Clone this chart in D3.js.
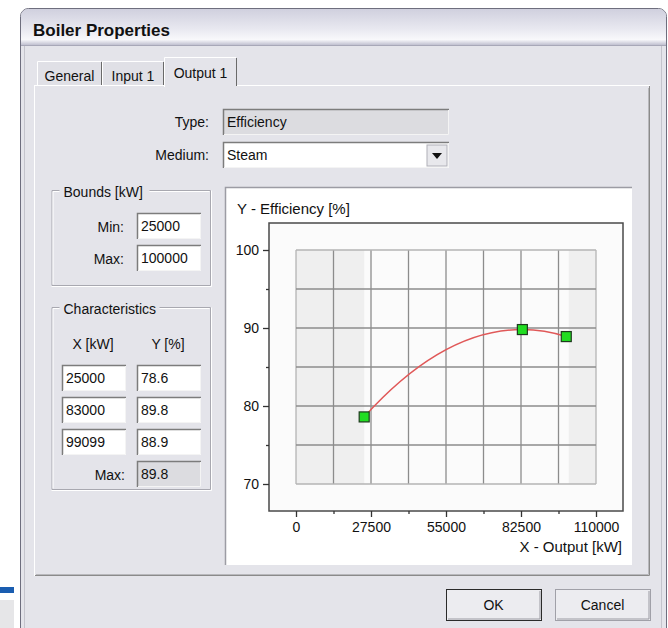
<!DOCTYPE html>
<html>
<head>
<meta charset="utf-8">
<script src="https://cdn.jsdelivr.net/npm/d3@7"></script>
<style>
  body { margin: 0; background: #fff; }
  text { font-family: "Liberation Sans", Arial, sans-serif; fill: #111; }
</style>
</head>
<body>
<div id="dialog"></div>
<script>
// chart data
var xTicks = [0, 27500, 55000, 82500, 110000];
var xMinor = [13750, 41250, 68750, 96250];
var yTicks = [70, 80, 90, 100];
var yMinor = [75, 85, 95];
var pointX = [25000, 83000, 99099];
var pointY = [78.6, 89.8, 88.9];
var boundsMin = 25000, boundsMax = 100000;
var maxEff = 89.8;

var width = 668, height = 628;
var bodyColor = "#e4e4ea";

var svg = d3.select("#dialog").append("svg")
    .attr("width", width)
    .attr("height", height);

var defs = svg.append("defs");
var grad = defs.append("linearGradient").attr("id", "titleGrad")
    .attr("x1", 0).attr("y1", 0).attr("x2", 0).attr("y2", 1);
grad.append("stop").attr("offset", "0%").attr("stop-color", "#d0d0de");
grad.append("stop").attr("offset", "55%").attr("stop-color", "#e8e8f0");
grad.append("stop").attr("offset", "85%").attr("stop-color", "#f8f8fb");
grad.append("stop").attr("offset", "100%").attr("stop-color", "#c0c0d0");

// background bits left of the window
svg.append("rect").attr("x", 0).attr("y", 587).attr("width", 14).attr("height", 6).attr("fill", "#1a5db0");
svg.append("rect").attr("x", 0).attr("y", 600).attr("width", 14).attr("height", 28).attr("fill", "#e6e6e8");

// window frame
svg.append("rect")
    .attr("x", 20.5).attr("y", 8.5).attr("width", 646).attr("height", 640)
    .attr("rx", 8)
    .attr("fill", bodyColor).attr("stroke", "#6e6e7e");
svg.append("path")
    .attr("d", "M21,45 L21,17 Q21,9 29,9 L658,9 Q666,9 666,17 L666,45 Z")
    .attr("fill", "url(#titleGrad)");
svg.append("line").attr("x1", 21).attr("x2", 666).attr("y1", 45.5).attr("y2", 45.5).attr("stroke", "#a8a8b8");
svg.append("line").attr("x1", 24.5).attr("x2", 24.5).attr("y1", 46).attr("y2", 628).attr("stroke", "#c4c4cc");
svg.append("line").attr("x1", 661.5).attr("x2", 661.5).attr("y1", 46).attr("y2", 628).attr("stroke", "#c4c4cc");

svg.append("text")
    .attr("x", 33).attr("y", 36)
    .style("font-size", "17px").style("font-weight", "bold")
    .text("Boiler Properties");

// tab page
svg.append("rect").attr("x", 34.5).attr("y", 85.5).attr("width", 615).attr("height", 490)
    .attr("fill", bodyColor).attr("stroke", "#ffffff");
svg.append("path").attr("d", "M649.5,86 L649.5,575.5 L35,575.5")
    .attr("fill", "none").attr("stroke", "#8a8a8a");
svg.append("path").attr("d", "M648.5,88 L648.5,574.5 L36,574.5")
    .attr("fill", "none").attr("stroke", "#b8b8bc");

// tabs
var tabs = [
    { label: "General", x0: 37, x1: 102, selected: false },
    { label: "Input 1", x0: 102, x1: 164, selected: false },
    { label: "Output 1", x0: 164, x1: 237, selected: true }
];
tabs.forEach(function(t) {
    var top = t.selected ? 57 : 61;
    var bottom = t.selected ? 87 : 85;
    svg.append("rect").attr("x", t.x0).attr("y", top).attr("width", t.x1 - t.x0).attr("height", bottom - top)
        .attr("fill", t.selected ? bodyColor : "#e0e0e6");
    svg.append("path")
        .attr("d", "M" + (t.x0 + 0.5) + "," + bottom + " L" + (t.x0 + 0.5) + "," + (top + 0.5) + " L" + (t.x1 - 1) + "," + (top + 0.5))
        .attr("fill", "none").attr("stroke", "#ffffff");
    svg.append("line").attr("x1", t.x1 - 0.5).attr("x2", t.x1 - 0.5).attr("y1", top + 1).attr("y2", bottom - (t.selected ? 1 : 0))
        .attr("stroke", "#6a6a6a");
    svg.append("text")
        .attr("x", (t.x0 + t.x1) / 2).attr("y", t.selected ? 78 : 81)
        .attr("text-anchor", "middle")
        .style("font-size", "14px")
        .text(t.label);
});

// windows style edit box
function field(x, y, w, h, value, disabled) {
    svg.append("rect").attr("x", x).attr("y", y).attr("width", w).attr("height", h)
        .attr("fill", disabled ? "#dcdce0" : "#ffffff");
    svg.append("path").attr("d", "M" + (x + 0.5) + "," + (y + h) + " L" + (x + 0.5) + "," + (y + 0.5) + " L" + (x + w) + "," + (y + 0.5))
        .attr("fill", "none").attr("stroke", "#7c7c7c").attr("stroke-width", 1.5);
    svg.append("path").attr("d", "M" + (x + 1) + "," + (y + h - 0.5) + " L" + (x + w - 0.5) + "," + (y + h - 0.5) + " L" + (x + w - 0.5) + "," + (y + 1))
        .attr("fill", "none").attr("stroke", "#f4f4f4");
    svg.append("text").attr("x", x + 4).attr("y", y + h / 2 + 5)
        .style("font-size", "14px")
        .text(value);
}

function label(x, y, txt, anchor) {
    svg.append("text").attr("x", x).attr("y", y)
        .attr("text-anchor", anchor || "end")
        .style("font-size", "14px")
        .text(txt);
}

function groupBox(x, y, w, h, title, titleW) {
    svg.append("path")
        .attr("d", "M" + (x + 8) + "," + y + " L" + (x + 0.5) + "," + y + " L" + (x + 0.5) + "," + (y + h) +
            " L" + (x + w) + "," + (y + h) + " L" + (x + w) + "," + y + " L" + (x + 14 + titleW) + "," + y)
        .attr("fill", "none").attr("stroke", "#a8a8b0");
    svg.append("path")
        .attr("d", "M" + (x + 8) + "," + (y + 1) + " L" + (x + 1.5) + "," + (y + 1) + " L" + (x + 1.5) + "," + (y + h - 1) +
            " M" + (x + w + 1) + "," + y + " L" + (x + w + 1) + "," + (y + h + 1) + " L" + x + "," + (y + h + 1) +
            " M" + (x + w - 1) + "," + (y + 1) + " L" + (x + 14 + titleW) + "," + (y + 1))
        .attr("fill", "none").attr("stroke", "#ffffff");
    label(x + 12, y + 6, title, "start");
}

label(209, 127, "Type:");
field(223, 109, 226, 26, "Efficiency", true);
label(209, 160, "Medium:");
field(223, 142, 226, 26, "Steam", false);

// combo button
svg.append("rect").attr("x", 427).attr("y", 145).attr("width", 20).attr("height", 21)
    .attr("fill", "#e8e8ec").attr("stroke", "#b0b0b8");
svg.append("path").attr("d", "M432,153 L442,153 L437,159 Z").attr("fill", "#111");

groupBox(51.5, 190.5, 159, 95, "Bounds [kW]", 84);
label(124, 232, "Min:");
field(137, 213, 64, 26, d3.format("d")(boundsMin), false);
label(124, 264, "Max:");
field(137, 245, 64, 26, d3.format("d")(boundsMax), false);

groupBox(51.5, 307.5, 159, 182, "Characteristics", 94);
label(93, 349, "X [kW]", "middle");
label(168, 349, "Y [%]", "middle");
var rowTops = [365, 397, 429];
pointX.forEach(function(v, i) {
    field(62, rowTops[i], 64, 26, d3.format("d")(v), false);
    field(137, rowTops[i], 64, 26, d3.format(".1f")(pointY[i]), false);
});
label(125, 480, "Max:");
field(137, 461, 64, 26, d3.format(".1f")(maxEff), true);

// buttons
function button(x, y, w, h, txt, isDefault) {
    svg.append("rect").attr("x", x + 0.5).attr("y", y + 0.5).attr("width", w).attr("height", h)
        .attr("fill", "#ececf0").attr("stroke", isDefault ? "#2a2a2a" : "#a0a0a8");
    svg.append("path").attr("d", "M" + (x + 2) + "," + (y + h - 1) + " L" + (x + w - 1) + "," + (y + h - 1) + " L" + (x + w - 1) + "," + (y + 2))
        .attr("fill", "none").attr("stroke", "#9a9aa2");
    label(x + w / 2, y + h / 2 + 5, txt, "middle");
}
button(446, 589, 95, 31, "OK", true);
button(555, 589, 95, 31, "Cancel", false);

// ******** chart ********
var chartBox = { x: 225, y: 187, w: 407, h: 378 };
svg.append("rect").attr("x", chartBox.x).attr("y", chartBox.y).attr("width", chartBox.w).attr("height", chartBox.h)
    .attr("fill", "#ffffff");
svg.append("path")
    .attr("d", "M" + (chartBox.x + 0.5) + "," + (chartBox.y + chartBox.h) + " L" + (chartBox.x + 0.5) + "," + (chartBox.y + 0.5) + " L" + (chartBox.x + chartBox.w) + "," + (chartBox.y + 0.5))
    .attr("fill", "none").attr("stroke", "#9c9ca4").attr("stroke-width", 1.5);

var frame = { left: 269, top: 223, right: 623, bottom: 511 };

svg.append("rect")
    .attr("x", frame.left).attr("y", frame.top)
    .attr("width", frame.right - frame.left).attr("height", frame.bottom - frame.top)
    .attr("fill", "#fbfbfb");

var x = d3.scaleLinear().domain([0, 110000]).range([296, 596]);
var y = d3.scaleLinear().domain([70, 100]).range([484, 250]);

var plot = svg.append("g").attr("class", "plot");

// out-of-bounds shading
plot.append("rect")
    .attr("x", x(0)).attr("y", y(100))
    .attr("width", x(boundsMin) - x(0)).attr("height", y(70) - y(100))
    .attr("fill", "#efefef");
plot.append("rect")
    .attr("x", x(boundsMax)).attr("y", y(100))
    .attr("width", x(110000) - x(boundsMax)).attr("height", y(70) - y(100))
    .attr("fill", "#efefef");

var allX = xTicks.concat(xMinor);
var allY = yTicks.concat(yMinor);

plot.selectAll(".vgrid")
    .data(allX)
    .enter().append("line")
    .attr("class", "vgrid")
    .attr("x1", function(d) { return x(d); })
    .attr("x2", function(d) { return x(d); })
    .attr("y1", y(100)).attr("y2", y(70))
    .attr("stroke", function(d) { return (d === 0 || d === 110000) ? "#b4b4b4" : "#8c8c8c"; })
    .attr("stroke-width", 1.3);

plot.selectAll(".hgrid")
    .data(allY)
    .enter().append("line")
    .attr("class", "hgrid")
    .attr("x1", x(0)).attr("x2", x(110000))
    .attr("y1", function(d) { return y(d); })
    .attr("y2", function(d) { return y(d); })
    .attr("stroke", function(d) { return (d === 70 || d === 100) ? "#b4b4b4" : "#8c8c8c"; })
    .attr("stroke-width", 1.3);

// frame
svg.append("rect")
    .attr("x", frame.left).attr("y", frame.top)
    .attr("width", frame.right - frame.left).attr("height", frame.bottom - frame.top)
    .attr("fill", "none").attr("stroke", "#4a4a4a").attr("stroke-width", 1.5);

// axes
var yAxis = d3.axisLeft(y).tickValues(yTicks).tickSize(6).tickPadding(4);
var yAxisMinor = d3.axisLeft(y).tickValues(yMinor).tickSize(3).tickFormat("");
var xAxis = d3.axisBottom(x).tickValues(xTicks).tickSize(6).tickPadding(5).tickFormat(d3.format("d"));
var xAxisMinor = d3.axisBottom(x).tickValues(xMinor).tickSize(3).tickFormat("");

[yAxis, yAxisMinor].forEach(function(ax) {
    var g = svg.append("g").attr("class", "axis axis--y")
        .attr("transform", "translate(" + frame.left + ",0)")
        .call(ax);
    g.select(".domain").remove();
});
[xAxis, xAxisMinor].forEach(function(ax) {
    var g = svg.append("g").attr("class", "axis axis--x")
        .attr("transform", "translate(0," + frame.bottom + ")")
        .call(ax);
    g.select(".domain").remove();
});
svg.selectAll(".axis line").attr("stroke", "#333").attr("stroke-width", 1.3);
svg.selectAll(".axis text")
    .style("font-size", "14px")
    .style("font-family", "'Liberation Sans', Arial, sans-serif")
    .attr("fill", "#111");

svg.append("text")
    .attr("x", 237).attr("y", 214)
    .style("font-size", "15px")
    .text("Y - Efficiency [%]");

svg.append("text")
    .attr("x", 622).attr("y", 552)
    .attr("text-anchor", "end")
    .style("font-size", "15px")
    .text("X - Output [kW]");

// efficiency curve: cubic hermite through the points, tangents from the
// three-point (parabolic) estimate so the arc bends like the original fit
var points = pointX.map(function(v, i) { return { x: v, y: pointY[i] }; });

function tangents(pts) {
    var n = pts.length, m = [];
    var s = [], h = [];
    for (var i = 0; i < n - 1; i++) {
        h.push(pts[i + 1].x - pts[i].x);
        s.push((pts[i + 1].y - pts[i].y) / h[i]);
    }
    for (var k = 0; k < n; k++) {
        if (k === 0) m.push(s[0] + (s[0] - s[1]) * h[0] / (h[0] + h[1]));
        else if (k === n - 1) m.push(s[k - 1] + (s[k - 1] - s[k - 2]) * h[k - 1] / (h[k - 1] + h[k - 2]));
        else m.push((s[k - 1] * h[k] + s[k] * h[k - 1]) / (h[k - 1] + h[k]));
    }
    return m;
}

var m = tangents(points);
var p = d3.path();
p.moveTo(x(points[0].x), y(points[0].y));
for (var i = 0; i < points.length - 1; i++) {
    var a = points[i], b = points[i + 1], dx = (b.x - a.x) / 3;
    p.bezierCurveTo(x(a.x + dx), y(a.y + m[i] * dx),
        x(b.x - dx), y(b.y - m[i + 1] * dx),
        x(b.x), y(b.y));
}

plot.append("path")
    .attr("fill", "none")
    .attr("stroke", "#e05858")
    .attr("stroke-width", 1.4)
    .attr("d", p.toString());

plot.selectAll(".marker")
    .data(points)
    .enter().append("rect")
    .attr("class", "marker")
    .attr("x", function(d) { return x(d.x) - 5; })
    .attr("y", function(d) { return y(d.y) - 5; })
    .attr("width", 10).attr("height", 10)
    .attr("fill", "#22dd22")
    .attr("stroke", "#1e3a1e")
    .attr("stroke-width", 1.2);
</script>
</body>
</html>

● ● ● ● ●

**TASK BRIEF:** Copy exactly the lines running from the beginning of the listing through the line that has "var maxEff = 89.8;". Drop the pictures.

**EXERCISE RESULT:**
Clone this chart in D3.js.
<!DOCTYPE html>
<html>
<head>
<meta charset="utf-8">
<script src="https://cdn.jsdelivr.net/npm/d3@7"></script>
<style>
  body { margin: 0; background: #fff; }
  text { font-family: "Liberation Sans", Arial, sans-serif; fill: #111; }
</style>
</head>
<body>
<div id="dialog"></div>
<script>
// chart data
var xTicks = [0, 27500, 55000, 82500, 110000];
var xMinor = [13750, 41250, 68750, 96250];
var yTicks = [70, 80, 90, 100];
var yMinor = [75, 85, 95];
var pointX = [25000, 83000, 99099];
var pointY = [78.6, 89.8, 88.9];
var boundsMin = 25000, boundsMax = 100000;
var maxEff = 89.8;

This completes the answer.